Was ist nur aus dem hässlichen Entlein geworden? Philippe war damals froh, als er die unscheinbare Cécile, nicht mehr als ein Durchschnittsmodell, nach knapp drei Monaten wieder los war. Zugegeben, sie als »Ameise auf einem Rasenstück« zu bezeichnen war, wie vieles andere, schon sehr verletzend ... wenn auch ein Nichts im Vergleich zu dem Überding, das er sich dann in London leistete. Wo er Cécile jetzt als gut aussehende, selbstsichere Powerfrau in den besten Jahren im Augenwinkel hat, tut ihm das, was längst vergessen war und nun wieder hochwabert, leid.

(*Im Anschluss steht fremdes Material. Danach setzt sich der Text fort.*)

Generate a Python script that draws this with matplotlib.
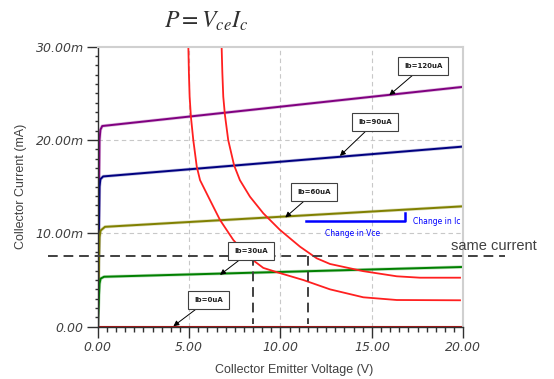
import matplotlib.pyplot as plt

# Ib curves (Vce in V, Ic in mA)
ib120_v = [0.0, 0.10, 0.15, 0.25, 20.0]
ib120_i = [0.0, 20.0, 21.1, 21.5, 25.7]
ib90_v = [0.0, 0.10, 0.15, 0.30, 20.0]
ib90_i = [0.0, 15.0, 15.8, 16.1, 19.3]
ib60_v = [0.0, 0.10, 0.16, 0.40, 20.0]
ib60_i = [0.0, 9.6, 10.3, 10.7, 12.9]
ib30_v = [0.0, 0.10, 0.16, 0.35, 20.0]
ib30_i = [0.0, 4.6, 5.15, 5.35, 6.4]
ib0_v = [0.0, 20.0]
ib0_i = [0.0, 0.0]

# constant power curves
p1_v = [4.96, 4.99, 5.03, 5.10, 5.23, 5.42, 5.60, 6.14, 6.69, 7.42, 8.24, 9.06, 9.8,
        11.25, 12.71, 14.53, 16.36, 19.82]
p1_i = [30.0, 27.2, 24.65, 22.5, 20.0, 17.15, 15.7, 13.58, 11.44, 9.29, 7.5, 6.3, 5.84,
        5.0, 4.0, 3.15, 2.86, 2.83]
p2_v = [6.78, 6.82, 6.87, 6.96, 7.14, 7.46, 7.78, 8.33, 9.06, 9.97, 11.07, 11.98,
        12.71, 14.53, 16.36, 17.63, 19.82]
p2_i = [30.0, 27.2, 24.65, 22.7, 20.0, 17.3, 15.7, 13.93, 12.15, 10.37, 8.57, 7.33,
        6.72, 5.95, 5.4, 5.25, 5.25]

# same-current markers
same_i = 7.6
same_v = [8.5, 11.5]

# labels: text, box centre, arrow tip
ib_labels = ["Ib=120uA", "Ib=90uA", "Ib=60uA", "Ib=30uA", "Ib=0uA"]
box_xy = [(17.80, 27.9), (15.17, 21.9), (11.84, 14.4), (8.39, 8.1), (6.07, 2.9)]
tip_xy = [(15.95, 24.8), (13.25, 18.3), (10.26, 11.7), (6.69, 5.55), (4.14, 0.05)]

x_ticks = [0, 5, 10, 15, 20]
x_ticklabels = ["0.00", "5.00", "10.00", "15.00", "20.00"]
y_ticks = [0, 10, 20, 30]
y_ticklabels = ["0.00", "10.00m", "20.00m", "30.00m"]

dark = "#404040"
plt.rcParams["mathtext.fontset"] = "stix"

fig = plt.figure(figsize=(5.54, 3.79), dpi=100)
ax = fig.add_axes([0.1763, 0.138, 0.660, 0.7388])

ax.set_xlim(0, 20)
ax.set_ylim(0, 30)

# grid
for v in [5, 10, 15]:
    ax.axvline(v, color="#c8c8c8", lw=0.8, ls=(0, (4, 3)), zorder=0)
for i in [10, 20]:
    ax.axhline(i, color="#c8c8c8", lw=0.8, ls=(0, (4, 3)), zorder=0)

curves = [(ib120_v, ib120_i, "#800080"), (ib90_v, ib90_i, "#000080"),
          (ib60_v, ib60_i, "#808000"), (ib30_v, ib30_i, "#008000"),
          (ib0_v, ib0_i, "#b01010")]
for v, i, c in curves:
    ax.plot(v, i, color=c, lw=2.4, alpha=0.25, solid_capstyle="butt")
    ax.plot(v, i, color=c, lw=1.4)

ax.plot(p1_v, p1_i, color="#ff2020", lw=1.3, solid_joinstyle="round")
ax.plot(p2_v, p2_i, color="#ff2020", lw=1.3, solid_joinstyle="round")

# same current dashed lines
ax.plot([-2.7, 22.3], [same_i, same_i], color=dark, lw=1.4, ls=(0, (5, 3)), clip_on=False, zorder=4)
for v in same_v:
    ax.plot([v, v], [same_i, 0.3], color=dark, lw=1.4, ls=(0, (5, 3)), zorder=4)
ax.text(19.33, 8.65, "same current", color=dark, fontsize=10.5, family="Liberation Sans",
        ha="left", va="center")

# change in Ic / Vce
ax.plot([11.37, 16.79, 16.79], [11.36, 11.36, 12.15], color="#0000ff", lw=1.8)
ax.text(17.27, 11.22, "Change in Ic", color="#0000ff", fontsize=5.5, ha="left", va="center")
ax.text(12.43, 9.99, "Change in Vce", color="#0000ff", fontsize=5.5, ha="left", va="center")

# Ib annotations
for lab, bxy, txy in zip(ib_labels, box_xy, tip_xy):
    ax.annotate(lab, xy=txy, xytext=bxy, fontsize=5, fontweight="bold", color="#202020",
                ha="center", va="center",
                bbox=dict(boxstyle="square,pad=0.85", fc="white", ec=dark, lw=0.8),
                arrowprops=dict(arrowstyle="-|>", color="black", lw=0.7, mutation_scale=8,
                                shrinkA=0, shrinkB=0), zorder=5)

# axes styling
for s in ["top", "right"]:
    ax.spines[s].set_color("#d0d0d0")
    ax.spines[s].set_linewidth(1.5)
for s in ["left", "bottom"]:
    ax.spines[s].set_color("#303030")
    ax.spines[s].set_linewidth(1.0)

ax.set_xticks(x_ticks)
ax.set_xticklabels(x_ticklabels, style="italic", color=dark, fontsize=9)
ax.set_yticks(y_ticks)
ax.set_yticklabels(y_ticklabels, style="italic", color=dark, fontsize=9)
ax.set_xticks([v * 0.5 for v in range(41)], minor=True)
ax.set_yticks(list(range(31)), minor=True)
ax.tick_params(which="major", length=8, width=1, color="#303030", pad=2)
ax.tick_params(axis="x", which="minor", length=3.5, width=1, color="#303030")
ax.tick_params(axis="y", which="minor", length=2.2, width=1, color="#303030")

ax.set_xlabel("Collector Emitter Voltage (V)", fontsize=9, family="Liberation Sans", color=dark)
ax.set_ylabel("Collector Current (mA)", fontsize=9, family="Liberation Sans", color=dark)
ax.xaxis.set_label_coords(0.537, -0.133)
ax.yaxis.set_label_coords(-0.193, 0.5)

fig.text(0.373, 0.945, r"$P=V_{ce}I_c$", fontsize=17, color="#303030", ha="center", va="center")

fig.savefig("out.png", dpi=100)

Aus den alternierenden Innenansichten der beiden Reisenden fügt sich ein Gesamtbild. Es umfasst die Vergangenheit der beiden Gymnasiasten in Troyes und die Jetztzeit, in der sie ihr Aus- und Ansehen gewissermaßen getauscht haben. Während Cécile mit dem entwürdigenden Wochenende in London ihre schlimmste Niederlage und Demütigung durchlitt, fällt Philippes Resümee seiner Gegenwart enttäuschend aus. Beruflich hat er es nicht weiter als zum Fachverkäufer für TV-Geräte gebracht; seine Frau ist mit Kind, Kegel und fliegenden Fahnen zu einem anderen übergelaufen, einem Arzt, der der Familie ein wohliges Nest bieten kann. Ein einziger Freund ist Philippe verblieben, der Star einer TV-Show, doch er leidet an Krebs im Endstadium. Und wo Philippe jetzt mit seiner Vergangenheit konfrontiert wird, muss er sich eingestehen, dass er nichts als ein eingebildeter, aufgeplusteter Gockel im Hühnerstall war, der tragfähige Werte wie Zielstrebigkeit oder Sparsamkeit verachtete und dem Anstand eine unbekannte Größe war.

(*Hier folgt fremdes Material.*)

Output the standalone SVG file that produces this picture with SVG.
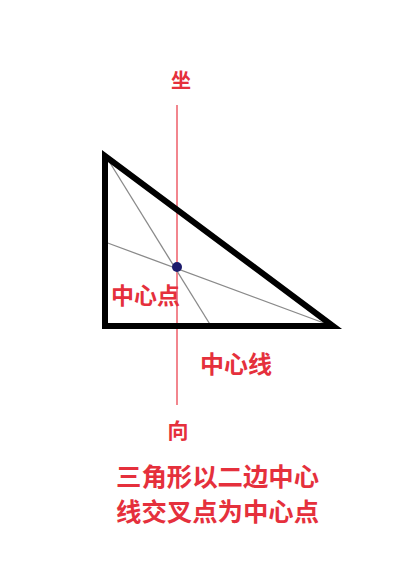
<svg xmlns="http://www.w3.org/2000/svg" width="410" height="584" viewBox="0 0 410 584">
<style>
.t{font-family:"Noto Sans CJK SC","Noto Sans",sans-serif;font-weight:bold;fill:#e5303c}
</style>
<rect width="410" height="584" fill="#ffffff"/>
<g id="axis">
<line x1="177" y1="105" x2="177" y2="405" stroke="#f2868e" stroke-width="2"/>
</g>
<g id="connectors">
<line x1="107" y1="158" x2="211" y2="326" stroke="#8a8a8a" stroke-width="1.3"/>
<line x1="105" y1="242" x2="332" y2="326" stroke="#8a8a8a" stroke-width="1.3"/>
</g>
<g id="triangle">
<polygon points="105,156 105,326 333,326" fill="none" stroke="#000000" stroke-width="6" stroke-linejoin="miter"/>
</g>
<g id="center">
<circle cx="177" cy="267" r="5" fill="#1c1a6b"/>
</g>
<g id="labels">
<text class="t" x="181" y="88" font-size="20" text-anchor="middle">坐</text>
<text class="t" x="111" y="304" font-size="23">中心点</text>
<text class="t" x="200" y="373" font-size="24">中心线</text>
<text class="t" x="178" y="438" font-size="21" text-anchor="middle">向</text>
<text class="t" x="116" y="486" font-size="25.4">三角形以二边中心</text>
<text class="t" x="116" y="521" font-size="25.4">线交叉点为中心点</text>
</g>
</svg>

Jean-Philippe Blondels Roman »6 Uhr 41« ist ein apartes Experiment, ein Zweipersonenstück fast ohne Dialog. Doch 95 Minuten schweigend-meditierend abgesessener Zugfahrt wollen mit Inhalten gefüllt sein. Zwei Teilbiografien (Lebensjahre 20 bis 47) im Rückblick mit der verschüchterten Perspektive auf den Passagier nebenan bieten allerhand aufschlussreiche und spannende Themen: der familiäre Hintergrund, das jugendliche Wesen, Anbandeln und abrupter Abbruch der kurzen Liebesbeziehung, die hernach diametral auseinanderdriftenden Lebenswege. Doch die 192 Seiten enthalten auch manchen Füllstoff und manch charakterliche Überspanntheit der auf sich zurückgeworfenen Reisenden (Können die Fetzen eines geplatzten Luftballons ein Kind trösten? Kann ein Leberfleck am Handgelenk das ganze Wesen eines jungen Mannes offenbaren?).

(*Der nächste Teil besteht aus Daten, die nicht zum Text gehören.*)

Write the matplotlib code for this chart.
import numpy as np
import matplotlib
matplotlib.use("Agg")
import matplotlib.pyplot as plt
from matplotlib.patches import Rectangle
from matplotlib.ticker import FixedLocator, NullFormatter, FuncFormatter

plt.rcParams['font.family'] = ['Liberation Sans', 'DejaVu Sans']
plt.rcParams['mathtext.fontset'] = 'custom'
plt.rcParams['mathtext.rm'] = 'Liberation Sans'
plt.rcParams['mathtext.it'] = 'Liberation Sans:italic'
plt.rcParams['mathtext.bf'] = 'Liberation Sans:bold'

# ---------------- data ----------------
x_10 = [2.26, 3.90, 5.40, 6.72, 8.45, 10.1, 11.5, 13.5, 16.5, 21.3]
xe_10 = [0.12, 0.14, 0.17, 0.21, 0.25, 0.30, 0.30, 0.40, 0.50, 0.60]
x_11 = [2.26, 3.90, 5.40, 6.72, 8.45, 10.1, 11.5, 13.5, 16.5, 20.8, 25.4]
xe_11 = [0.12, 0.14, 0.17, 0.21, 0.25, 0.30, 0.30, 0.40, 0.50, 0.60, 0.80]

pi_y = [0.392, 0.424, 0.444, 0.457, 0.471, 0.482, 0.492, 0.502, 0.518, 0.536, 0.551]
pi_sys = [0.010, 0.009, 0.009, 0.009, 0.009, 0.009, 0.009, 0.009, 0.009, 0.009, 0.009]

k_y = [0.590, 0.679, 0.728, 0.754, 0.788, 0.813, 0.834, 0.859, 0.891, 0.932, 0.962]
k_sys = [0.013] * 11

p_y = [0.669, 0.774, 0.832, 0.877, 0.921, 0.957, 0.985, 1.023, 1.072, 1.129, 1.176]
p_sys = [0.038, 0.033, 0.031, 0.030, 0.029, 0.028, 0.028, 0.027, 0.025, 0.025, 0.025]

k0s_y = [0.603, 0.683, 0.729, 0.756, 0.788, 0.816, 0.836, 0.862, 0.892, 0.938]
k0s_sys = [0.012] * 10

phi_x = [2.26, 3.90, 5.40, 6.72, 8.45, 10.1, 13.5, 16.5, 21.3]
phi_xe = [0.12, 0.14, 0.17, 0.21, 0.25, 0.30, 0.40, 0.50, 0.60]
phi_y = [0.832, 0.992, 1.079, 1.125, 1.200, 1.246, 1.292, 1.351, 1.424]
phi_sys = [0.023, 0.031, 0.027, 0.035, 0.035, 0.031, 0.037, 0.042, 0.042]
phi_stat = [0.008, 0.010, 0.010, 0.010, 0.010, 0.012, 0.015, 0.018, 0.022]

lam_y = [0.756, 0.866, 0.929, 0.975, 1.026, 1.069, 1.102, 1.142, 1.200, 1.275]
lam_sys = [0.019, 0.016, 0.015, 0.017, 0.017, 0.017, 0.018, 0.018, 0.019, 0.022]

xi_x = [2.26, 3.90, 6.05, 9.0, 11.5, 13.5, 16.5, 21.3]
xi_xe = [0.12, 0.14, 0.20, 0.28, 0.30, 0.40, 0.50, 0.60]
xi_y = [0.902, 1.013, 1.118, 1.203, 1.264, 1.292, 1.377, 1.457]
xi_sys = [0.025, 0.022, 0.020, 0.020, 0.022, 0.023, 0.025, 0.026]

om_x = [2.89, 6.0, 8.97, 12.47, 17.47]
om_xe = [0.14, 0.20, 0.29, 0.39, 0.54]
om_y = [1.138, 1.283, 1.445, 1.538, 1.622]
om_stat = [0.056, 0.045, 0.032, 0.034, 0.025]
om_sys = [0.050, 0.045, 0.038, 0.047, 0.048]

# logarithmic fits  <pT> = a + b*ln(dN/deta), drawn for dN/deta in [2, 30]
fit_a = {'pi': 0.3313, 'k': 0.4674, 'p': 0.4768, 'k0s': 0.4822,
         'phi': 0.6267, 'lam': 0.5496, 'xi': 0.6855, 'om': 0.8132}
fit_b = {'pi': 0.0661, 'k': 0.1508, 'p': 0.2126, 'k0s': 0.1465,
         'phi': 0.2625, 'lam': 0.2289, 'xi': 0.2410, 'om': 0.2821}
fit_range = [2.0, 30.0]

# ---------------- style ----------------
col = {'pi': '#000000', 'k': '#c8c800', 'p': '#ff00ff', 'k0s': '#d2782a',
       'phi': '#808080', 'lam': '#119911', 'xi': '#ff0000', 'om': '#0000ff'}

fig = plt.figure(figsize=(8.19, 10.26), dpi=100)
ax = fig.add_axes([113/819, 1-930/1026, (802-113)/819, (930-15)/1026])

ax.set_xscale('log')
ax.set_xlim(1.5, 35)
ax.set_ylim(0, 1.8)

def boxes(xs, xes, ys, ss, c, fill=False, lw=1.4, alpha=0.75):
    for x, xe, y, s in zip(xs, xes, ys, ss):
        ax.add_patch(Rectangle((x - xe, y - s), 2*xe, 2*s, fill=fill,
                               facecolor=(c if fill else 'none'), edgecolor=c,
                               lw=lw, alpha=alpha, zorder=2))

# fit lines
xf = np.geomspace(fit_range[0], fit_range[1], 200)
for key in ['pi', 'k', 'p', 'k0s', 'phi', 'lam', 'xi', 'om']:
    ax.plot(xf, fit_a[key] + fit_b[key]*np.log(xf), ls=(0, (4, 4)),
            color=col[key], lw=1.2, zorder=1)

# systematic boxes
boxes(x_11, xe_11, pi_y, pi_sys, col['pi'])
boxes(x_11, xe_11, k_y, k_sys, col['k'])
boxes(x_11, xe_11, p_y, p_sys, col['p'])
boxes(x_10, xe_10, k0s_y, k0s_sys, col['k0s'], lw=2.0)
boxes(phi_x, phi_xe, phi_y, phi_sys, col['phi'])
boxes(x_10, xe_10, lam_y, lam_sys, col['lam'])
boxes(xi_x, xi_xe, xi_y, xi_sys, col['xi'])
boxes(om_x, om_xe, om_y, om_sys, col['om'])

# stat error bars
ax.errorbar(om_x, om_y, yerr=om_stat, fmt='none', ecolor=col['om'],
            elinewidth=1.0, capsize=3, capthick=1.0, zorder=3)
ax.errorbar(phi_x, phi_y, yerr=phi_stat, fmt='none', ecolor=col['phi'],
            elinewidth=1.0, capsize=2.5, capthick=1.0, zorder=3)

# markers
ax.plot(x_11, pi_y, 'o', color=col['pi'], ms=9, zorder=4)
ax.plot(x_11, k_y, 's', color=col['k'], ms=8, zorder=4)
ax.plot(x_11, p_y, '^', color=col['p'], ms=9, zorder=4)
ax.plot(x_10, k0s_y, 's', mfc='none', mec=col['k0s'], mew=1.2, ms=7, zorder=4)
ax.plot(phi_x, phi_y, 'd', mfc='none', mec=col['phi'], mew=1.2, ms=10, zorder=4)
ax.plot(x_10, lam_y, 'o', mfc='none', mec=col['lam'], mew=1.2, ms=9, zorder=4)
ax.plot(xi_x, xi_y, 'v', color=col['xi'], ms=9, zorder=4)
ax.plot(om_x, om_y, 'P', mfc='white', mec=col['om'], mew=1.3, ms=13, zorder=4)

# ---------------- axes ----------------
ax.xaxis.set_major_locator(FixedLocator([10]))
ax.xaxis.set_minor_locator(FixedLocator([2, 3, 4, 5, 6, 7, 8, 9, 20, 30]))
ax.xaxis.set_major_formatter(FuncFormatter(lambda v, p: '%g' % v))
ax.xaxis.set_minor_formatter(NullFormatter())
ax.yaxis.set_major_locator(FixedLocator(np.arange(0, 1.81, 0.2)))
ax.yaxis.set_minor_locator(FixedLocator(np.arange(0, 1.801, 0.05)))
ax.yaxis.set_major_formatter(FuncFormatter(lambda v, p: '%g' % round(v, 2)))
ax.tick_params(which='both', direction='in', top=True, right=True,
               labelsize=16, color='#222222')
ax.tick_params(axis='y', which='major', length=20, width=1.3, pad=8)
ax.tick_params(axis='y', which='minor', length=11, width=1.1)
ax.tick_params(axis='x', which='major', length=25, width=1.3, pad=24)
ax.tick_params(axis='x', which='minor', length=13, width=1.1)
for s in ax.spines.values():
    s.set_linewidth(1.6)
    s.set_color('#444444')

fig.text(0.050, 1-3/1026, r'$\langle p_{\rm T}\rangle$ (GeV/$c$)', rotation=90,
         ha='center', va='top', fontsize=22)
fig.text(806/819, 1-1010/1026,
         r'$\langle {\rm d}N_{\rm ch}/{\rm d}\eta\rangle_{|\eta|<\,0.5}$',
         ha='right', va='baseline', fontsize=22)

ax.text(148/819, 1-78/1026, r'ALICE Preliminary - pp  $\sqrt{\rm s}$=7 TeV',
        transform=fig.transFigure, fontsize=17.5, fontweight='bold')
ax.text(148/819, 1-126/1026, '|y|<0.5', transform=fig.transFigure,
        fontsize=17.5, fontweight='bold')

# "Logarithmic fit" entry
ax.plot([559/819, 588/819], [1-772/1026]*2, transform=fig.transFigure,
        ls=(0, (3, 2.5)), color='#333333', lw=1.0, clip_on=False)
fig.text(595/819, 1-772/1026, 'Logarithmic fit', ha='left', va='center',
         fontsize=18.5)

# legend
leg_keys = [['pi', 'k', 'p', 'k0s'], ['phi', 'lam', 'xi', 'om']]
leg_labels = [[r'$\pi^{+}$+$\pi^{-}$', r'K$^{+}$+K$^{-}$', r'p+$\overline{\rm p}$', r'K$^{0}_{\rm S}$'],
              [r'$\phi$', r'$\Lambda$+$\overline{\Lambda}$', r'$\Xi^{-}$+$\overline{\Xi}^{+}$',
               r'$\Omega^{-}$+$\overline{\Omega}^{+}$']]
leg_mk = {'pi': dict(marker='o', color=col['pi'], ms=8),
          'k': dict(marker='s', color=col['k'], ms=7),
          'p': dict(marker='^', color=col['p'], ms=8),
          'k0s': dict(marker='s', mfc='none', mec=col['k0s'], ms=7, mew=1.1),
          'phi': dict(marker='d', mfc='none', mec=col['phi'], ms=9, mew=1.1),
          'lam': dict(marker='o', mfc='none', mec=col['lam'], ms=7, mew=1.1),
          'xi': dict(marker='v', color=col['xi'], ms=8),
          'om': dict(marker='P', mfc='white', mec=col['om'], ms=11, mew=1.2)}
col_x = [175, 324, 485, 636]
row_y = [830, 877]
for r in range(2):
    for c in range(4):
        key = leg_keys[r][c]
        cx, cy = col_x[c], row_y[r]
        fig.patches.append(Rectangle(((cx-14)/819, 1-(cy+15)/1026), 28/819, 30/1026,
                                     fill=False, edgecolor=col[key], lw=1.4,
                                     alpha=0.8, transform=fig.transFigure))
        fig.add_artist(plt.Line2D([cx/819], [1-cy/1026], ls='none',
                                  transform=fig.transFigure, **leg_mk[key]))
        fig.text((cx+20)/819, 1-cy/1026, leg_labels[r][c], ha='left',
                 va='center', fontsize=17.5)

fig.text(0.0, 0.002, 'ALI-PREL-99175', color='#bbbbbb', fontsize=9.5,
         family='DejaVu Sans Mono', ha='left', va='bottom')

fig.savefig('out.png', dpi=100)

Erkenntnis ist das zentrale Thema dieser Eisenbahnfahrt. Sie hat eine gewissermaßen kathartische Wirkung auf die beiden Sitznachbarn, denn allein mit sich selbst sind sie aufrichtig. Ob sie diese Größe in einem Gespräch aufbringen könnten, ist hingegen fraglich. Gerade die Diskrepanz zwischen albernem Versteckspiel und schonungsloser Offenheit macht den Reiz der Geschichte aus. Wer hat schon Lust, sich ausgerechnet in einem Zugabteil um 6 Uhr 41 unbequemen Wahrheiten zu stellen? Dann lieber Augen zu und durch. Der Mensch ist schließlich ein Meister des Verdrängens.